The Facebook IPO roadshow — a crucial time for the company — is well under way, and the company’s CEO has been in the spotlight. It was no doubt expected that Mark Zuckerberg would ditch his trademark hoodie for attire more befitting the circumstances, but no. At the few events Zuckerberg has attended, including the launch event in New York, he has sported the hoodie.
By now the hoodie is perhaps something of a joke to Zuckerberg. For everything he has accomplished, one can almost hear him thinking, this is what people choose to focus on?
From that perspective, it is easy to understand why Zuckerberg continues to wear it. More interesting, and perhaps more telling, is why the hoodie has become a flash point.
Clothes Make the Man?
Clothes do mean something in the business world — sometimes perhaps beyond reason — depending on factors like generation and geographic region. There is a sizable constituency of men, especially on the East Coast, who wear a tie to work every day, for example, for no other reason than because it is expected. Ditto pantyhose and makeup for professional women, particularly in the south.
That Zuckerberg seems to think he is exempt from these “rules” may infuriate, delight or worry onlookers, depending on their perspective. That’s not just because he is a member of the Silicon Valley executive club, which has long written its own rules about business attire.
“It’s the same resentment that came from his Speedo shower shoes a couple years ago,” Marc Cenedella, CEO of TheLadders, told the E-Commerce Times. “It’s the sense that that it feels unfair for somebody who doesn’t play by any of the rules to be so successful.”
For some people, the underlying driver is not envy, but rather downright scorn — and a way to vent their feelings about Zuckerberg in a socially acceptable manner, said Todd Dewett, a professor of management at Wright State University.
“Any time we perceive character flaws, we tend to ignore them — classic conflict avoidance — or dance around them, which is a milder form of conflict avoidance,” he told the E-Commerce Times.
“Zuckerberg lacks executive presence. He sometimes exudes overconfidence and youthful vigor. These, combined with the story of the origin of Facebook — which he will never fully be able to put behind him — create a higher than normal burden to project a credible executive presence,” Dewett reasoned.
Dewett’s advice to Zuckerberg: Given all these dynamics, a hoodie simply won’t cut it. Do yourself a favor and dress like an adult. This will force your critics to more openly address what their real problem or issue is — your character and leadership abilities.
A Generation Divide
In many ways, this is a Millennial thing, said Rich Hanley, associate professor and director of the graduate journalism program at Quinnipiac University.

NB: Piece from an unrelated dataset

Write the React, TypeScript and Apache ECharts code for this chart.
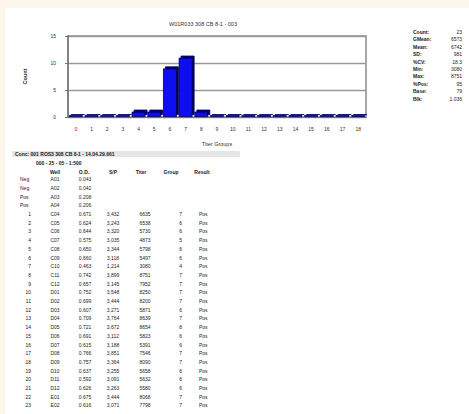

“The hoodie is part of the uniform-of-choice for Zuckerberg’s generation,” Hanley told the E-Commerce Times. “The first generation of Internet entrepreneurs eliminated the suit-and-tie aesthetic but still wore shirts with collars and slacks. The present generation tends to dress as they wish, because to them, there is no distinction between work and play, and thus their clothes reflect that blurred line.”
Creative vs. Conformist
The irritation some people feel also points to their inherent natures — that is, whether they are creative types or conformists, said Francis Petit, associate dean for executive MBA programs at Fordham University.
“Mark Zuckerberg, although young, is a true innovator. His innovative mindset and divergent way of thinking has allowed him to impact our world like no other individual in this century,” he said. “I can see something like a hoodie really bothering the Wall Street types who, in general, are convergent thinkers.”
Overall, convergent and divergent thinkers are not really compatible, noted Petit, and are quick to point out each other’s flaws.
A Position of Trust
Some of those who object to the fuss about the hoodie are perturbed because the more talk about what Zuckerberg is wearing, the less talk about what he is doing.
“Mark Zuckerberg’s hoodie or any other element of his wardrobe is not the issue,” Chuck Pappalardo, managing director of Trilogy Search, told the E-Commerce Times.
“The crux of the problem is that he’s not delivering what he says he’s delivering,” Pappalardo maintained. “Facebook hopes to profit widely on the use of people’s personal information, but his message regarding transparency and personal data usage is becoming increasingly hollow, and the reaction is becoming increasingly negative.”